ELI5: How are these massive adblock lists kept updated so regularly?
Do they get some kind of real-time feed that tells them "hey this URL popped up in the web today, but it is a tracker, so block it", or is this exercise is mostly helped by the crowd ?
The first language I learned was Perl, so regex are very close to my heart. I'm also quite excitable when I drink (I'm a happy drunk), so ask me and I'll give you a very enthusiastic explanation while not noticing that you aren't interested in my detailed explanation and examples. Do it. I dare ya.
Zawinski’s second law - “Sometimes a person looks at a problem and says ‘I know what I’ll do, I’ll use regular expressions’. And now they have two problems.”

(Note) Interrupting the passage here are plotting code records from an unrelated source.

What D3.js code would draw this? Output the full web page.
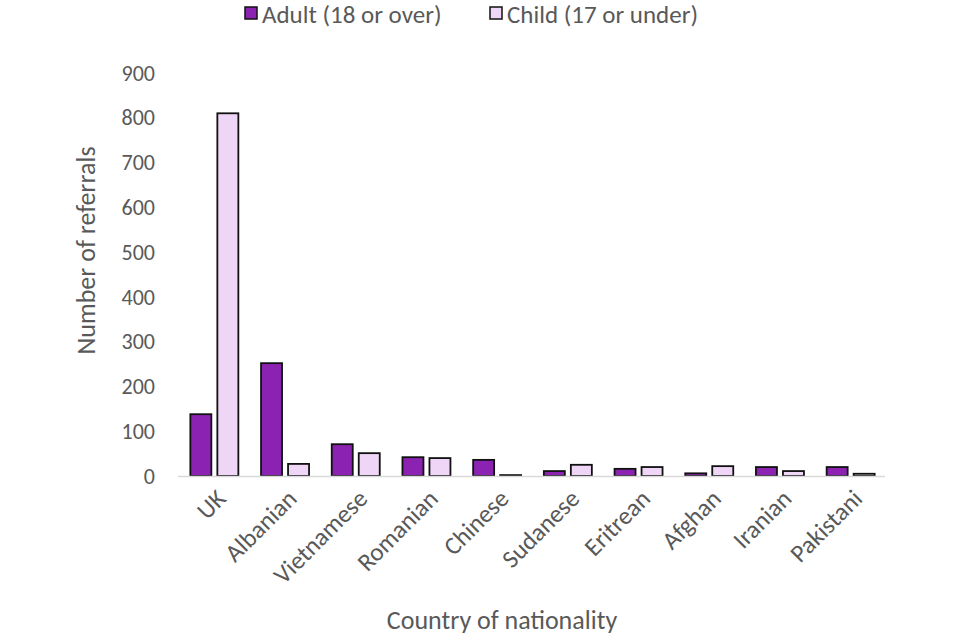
<html>
  <head>
    <script src="https://d3js.org/d3.v7.min.js" charset="utf-8"></script>
  </head>
  <body style="margin:0">
    <script>
      var w = 960;
      var h = 640;
      var countries = ["UK", "Albanian", "Vietnamese", "Romanian", "Chinese", "Sudanese", "Eritrean", "Afghan", "Iranian", "Pakistani"];
      var adult = [138, 252, 71, 42, 36, 11, 16, 6, 20, 20];
      var child = [810, 27, 51, 40, 2, 25, 20, 22, 11, 5];
      var yTicks = [0, 100, 200, 300, 400, 500, 600, 700, 800, 900];
      var seriesNames = ["Adult (18 or over)", "Child (17 or under)"];
      var colors = ["#8b22b1", "#efd6f6"];

      var font = "Carlito, Calibri, Lato, sans-serif";
      var svg = d3.select("body").append("svg")
        .attr("width", w).attr("height", h)
        .style("font-family", font);

      var mLeft = 178, mRight = 885, mTop = 73, mBottom = 476;
      var x = d3.scaleBand().domain(countries).range([mLeft, mRight]);
      var y = d3.scaleLinear().domain([0, 900]).range([mBottom, mTop]);

      // y tick labels
      svg.selectAll(".ytick").data(yTicks).enter().append("text")
        .attr("x", 155).attr("y", function(d){ return y(d); })
        .attr("dy", "0.35em").attr("text-anchor", "end")
        .attr("font-size", 22).attr("fill", "#595959")
        .text(function(d){ return d; });

      var data = countries.map(function(c, i){ return {c: c, v: [adult[i], child[i]]}; });
      var bw = 21, gap = 6;
      var groups = svg.selectAll(".grp").data(data).enter().append("g");
      groups.selectAll("rect").data(function(d){ return d.v; }).enter().append("rect")
        .attr("x", function(d, i){
          var p = d3.select(this.parentNode).datum();
          return x(p.c) + x.bandwidth()/2 - bw - gap/2 + i * (bw + gap) + 1;
        })
        .attr("y", function(d){ return y(d); })
        .attr("width", bw)
        .attr("height", function(d){ return mBottom - y(d); })
        .attr("fill", function(d, i){ return colors[i]; })
        .attr("stroke", "#111").attr("stroke-width", 1.8);

      // x axis line
      svg.append("line").attr("x1", mLeft).attr("x2", mRight)
        .attr("y1", mBottom + 0.5).attr("y2", mBottom + 0.5)
        .attr("stroke", "#d9d9d9").attr("stroke-width", 1.5);

      // x labels
      svg.selectAll(".xl").data(countries).enter().append("text")
        .attr("transform", function(d){ return "translate(" + (x(d) + x.bandwidth()/2 + 8) + "," + 494 + ") rotate(-45)"; })
        .attr("text-anchor", "end").attr("dy", "0.35em")
        .attr("font-size", 25).attr("fill", "#595959")
        .text(function(d){ return d; });

      svg.append("text")
        .attr("transform", "translate(95," + ((mTop + mBottom) / 2 - 24) + ") rotate(-90)")
        .attr("text-anchor", "middle").attr("font-size", 26).attr("fill", "#595959")
        .text("Number of referrals");

      svg.append("text").attr("x", 502).attr("y", 629)
        .attr("text-anchor", "middle").attr("font-size", 26).attr("fill", "#595959")
        .text("Country of nationality");

      // legend
      var lx = [245, 490];
      var leg = svg.selectAll(".leg").data(seriesNames).enter().append("g")
        .attr("transform", function(d, i){ return "translate(" + lx[i] + ",7)"; });
      leg.append("rect").attr("width", 12).attr("height", 12)
        .attr("fill", function(d, i){ return colors[i]; })
        .attr("stroke", "#111").attr("stroke-width", 1.5);
      leg.append("text").attr("x", 17).attr("y", 7).attr("dy", "0.35em")
        .attr("font-size", 25).attr("fill", "#595959")
        .text(function(d){ return d; });
    </script>
  </body>
</html>
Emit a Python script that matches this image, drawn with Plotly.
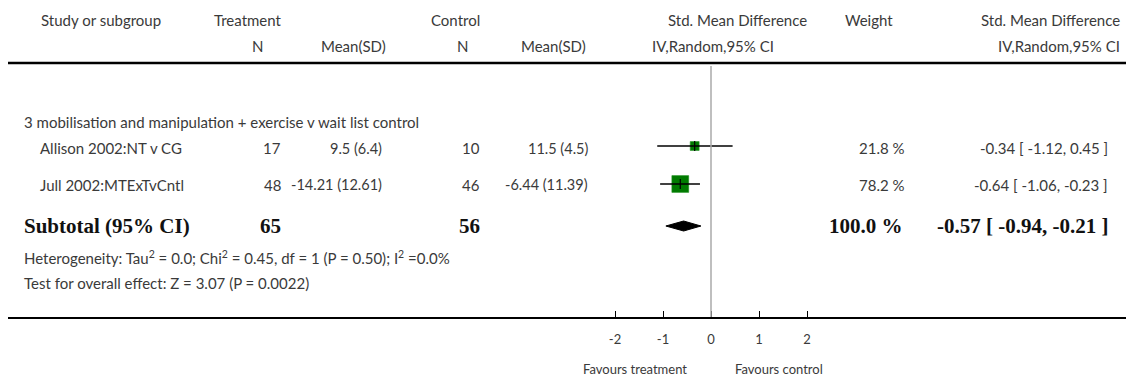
import plotly.graph_objects as go
import math

# ---------------- data ----------------
subgroup_title = "3 mobilisation and manipulation + exercise v wait list control"
studies = ["Allison 2002:NT v CG", "Jull 2002:MTExTvCntl"]
treat_n = [17, 48]
treat_msd = ["9.5 (6.4)", "-14.21 (12.61)"]
ctrl_n = [10, 46]
ctrl_msd = ["11.5 (4.5)", "-6.44 (11.39)"]
smd = [-0.34, -0.64]
ci_lo = [-1.12, -1.06]
ci_hi = [0.45, -0.23]
weights = [21.8, 78.2]

sub_treat_n = 65
sub_ctrl_n = 56
sub_smd = -0.57
sub_lo = -0.94
sub_hi = -0.21
sub_weight = 100.0

heterogeneity = "Heterogeneity: Tau<sup>2</sup> = 0.0; Chi<sup>2</sup> = 0.45, df = 1 (P = 0.50); I<sup>2</sup> =0.0%"
overall = "Test for overall effect: Z = 3.07 (P = 0.0022)"

tick_vals = [-2, -1, 0, 1, 2]
tick_text = ["-2", "-1", "0", "1", "2"]
favours_left = "Favours treatment"
favours_right = "Favours control"

# ---------------- layout geometry ----------------
W, H = 1129, 378
ML, MR = 8, 3
AXIS_Y = 317
PX_PER_UNIT = 48
ZERO_PX = 711
x_r0 = -(ZERO_PX - ML) / PX_PER_UNIT
x_r1 = (W - MR - ZERO_PX) / PX_PER_UNIT

row_y = [146, 184]
text_y = [148, 185]
sub_y = 226

FONT = "Lato"
TXT = "#3a3a3a"
FS = 15

fig = go.Figure()

def px(xp):
    return (xp - ML) / (W - ML - MR)

def py(yp):
    return (AXIS_Y - yp) / AXIS_Y

annos = []
def add_text(x, y, text, anchor="left", size=FS, family=FONT, color=TXT):
    annos.append(dict(x=px(x), xref="paper", y=py(y), yref="paper", text=text,
                      showarrow=False, xanchor=anchor, yanchor="middle",
                      font=dict(size=size, family=family, color=color)))

# header
add_text(39, 20, "Study or subgroup")
add_text(248, 20, "Treatment", "center")
add_text(455, 20, "Control", "center")
add_text(737, 20, "Std. Mean Difference", "center")
add_text(869, 20, "Weight", "center")
add_text(1122, 20, "Std. Mean Difference", "right")
add_text(257, 46, "N", "center")
add_text(388, 46, "Mean(SD)", "right")
add_text(462, 46, "N", "center")
add_text(588, 46, "Mean(SD)", "right")
add_text(713, 46, "IV,Random,95% CI", "center")
add_text(1122, 46, "IV,Random,95% CI", "right")

add_text(22, 122, subgroup_title)
for i, name in enumerate(studies):
    y = text_y[i]
    add_text(38, y, name)
    add_text(283, y, str(treat_n[i]), "right")
    add_text(384, y, treat_msd[i], "right", size=14.5)
    add_text(482, y, str(ctrl_n[i]), "right")
    add_text(590, y, ctrl_msd[i], "right", size=14.5)
    add_text(907, y, f"{weights[i]:.1f} %", "right")
    add_text(1110, y, f"{smd[i]:.2f} [ {ci_lo[i]:.2f}, {ci_hi[i]:.2f} ]", "right")

SERIF = "Liberation Serif"
BS = 21
add_text(22, sub_y, "<b>Subtotal (95% CI)</b>", size=BS, family=SERIF, color="#111")
add_text(283, sub_y, f"<b>{sub_treat_n}</b>", "right", size=BS, family=SERIF, color="#111")
add_text(482, sub_y, f"<b>{sub_ctrl_n}</b>", "right", size=BS, family=SERIF, color="#111")
add_text(905, sub_y, f"<b>{sub_weight:.1f} %</b>", "right", size=BS, family=SERIF, color="#111")
add_text(1110, sub_y, f"<b>{sub_smd:.2f} [ {sub_lo:.2f}, {sub_hi:.2f} ]</b>", "right", size=BS, family=SERIF, color="#111")

add_text(22, 257, heterogeneity)
add_text(22, 283, overall)

add_text(635, 369, favours_left, "center", size=13)
add_text(779, 369, favours_right, "center", size=13)

# squares (drawn first so the CI line shows across them)
fig.add_trace(go.Scatter(x=smd, y=row_y, mode="markers",
                         marker=dict(symbol="square", color="#007a00", opacity=1,
                                     size=[19 * math.sqrt(w / 100) for w in weights],
                                     line=dict(color="#1f8f1f", width=0.6)),
                         hoverinfo="skip", showlegend=False))
# CI lines
for i in range(len(studies)):
    fig.add_trace(go.Scatter(x=[ci_lo[i], ci_hi[i]], y=[row_y[i], row_y[i]], mode="lines",
                             line=dict(color="black", width=1.3), hoverinfo="skip", showlegend=False))
fig.add_trace(go.Scatter(x=smd, y=row_y, mode="markers",
                         marker=dict(symbol="line-ns", size=7, line=dict(color="black", width=1.2)),
                         hoverinfo="skip", showlegend=False))
# diamond
dh = 5
fig.add_trace(go.Scatter(x=[sub_lo, sub_smd, sub_hi, sub_smd, sub_lo],
                         y=[sub_y, sub_y - dh, sub_y, sub_y + dh, sub_y],
                         mode="lines", fill="toself", fillcolor="black",
                         line=dict(color="black", width=1), hoverinfo="skip", showlegend=False))

shapes = [
    dict(type="line", xref="paper", yref="y", x0=0, x1=1, y0=63, y1=63,
         line=dict(color="black", width=2.3)),
    dict(type="line", xref="x", yref="y", x0=0, x1=0, y0=66, y1=AXIS_Y,
         line=dict(color="#aaaaaa", width=1.5)),
]

fig.update_layout(
    width=W, height=H,
    margin=dict(l=ML, r=MR, t=0, b=H - AXIS_Y),
    paper_bgcolor="white", plot_bgcolor="white",
    showlegend=False,
    annotations=annos, shapes=shapes,
    xaxis=dict(range=[x_r0, x_r1], showgrid=False, zeroline=False,
               showline=True, linecolor="black", linewidth=2.3,
               tickmode="array", tickvals=tick_vals, ticktext=tick_text,
               ticks="inside", ticklen=6, tickcolor="black", tickwidth=1,
               ticklabelstandoff=9,
               tickfont=dict(family=FONT, size=13, color=TXT), fixedrange=True),
    yaxis=dict(range=[AXIS_Y, 0], showgrid=False, zeroline=False, showline=False,
               showticklabels=False, fixedrange=True),
)

fig.write_html("out.html", config={"displayModeBar": False},
               post_script="document.body.style.margin='0px';")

On the issue comment you can see maintainers @-ing each other to add things to upstream lists, so it's all one big community rather than being extension specific.
Maybe a general pop-up blocker which is built into modern browsers now, but something that blocks tracking and ads (for example uBlock Origin, AdGuard Home, PiHole...) works off of a list which is kept up to date by crowdsourcing. I've never contributed to one of these efforts, but there are lots of people dedicated to the cause.
The problem with this approach is that the companies will just change the way ads are shown. DNS blocking is impossible to stop, provides you block every ad website.
DNS blocking is easy to stop, you just host the ads on the same domain instead of putting them on a subdomain. There are plenty of ways to do this already. Only reason it works right now is that lots of them have their own separate ad domain that they host from.
As someone who runs a popular blocklist collection, I've come to find that most of the MASSIVE lists are people who collate a whole bunch of lists together and then promote their "one size fits all" solution alongside their donation link. There are very few original high quality ad-blocking lists maintained (where originality is defined as a sizeable amount of unique entries not shared by other lists) and almost all don't appear to openly discuss the magic sauce behind their lists, outside of the obvious case of user submissions.
I bet somebody has an army of virtual browsers loading popular sites every hour or so, grabbing screenshots of the page, and submitting the screenshots to an image model to evaluate if a user would think it’s an advertisement or spam or scam.
Then the positives go to a volunteer to confirm before it goes into the blocker list.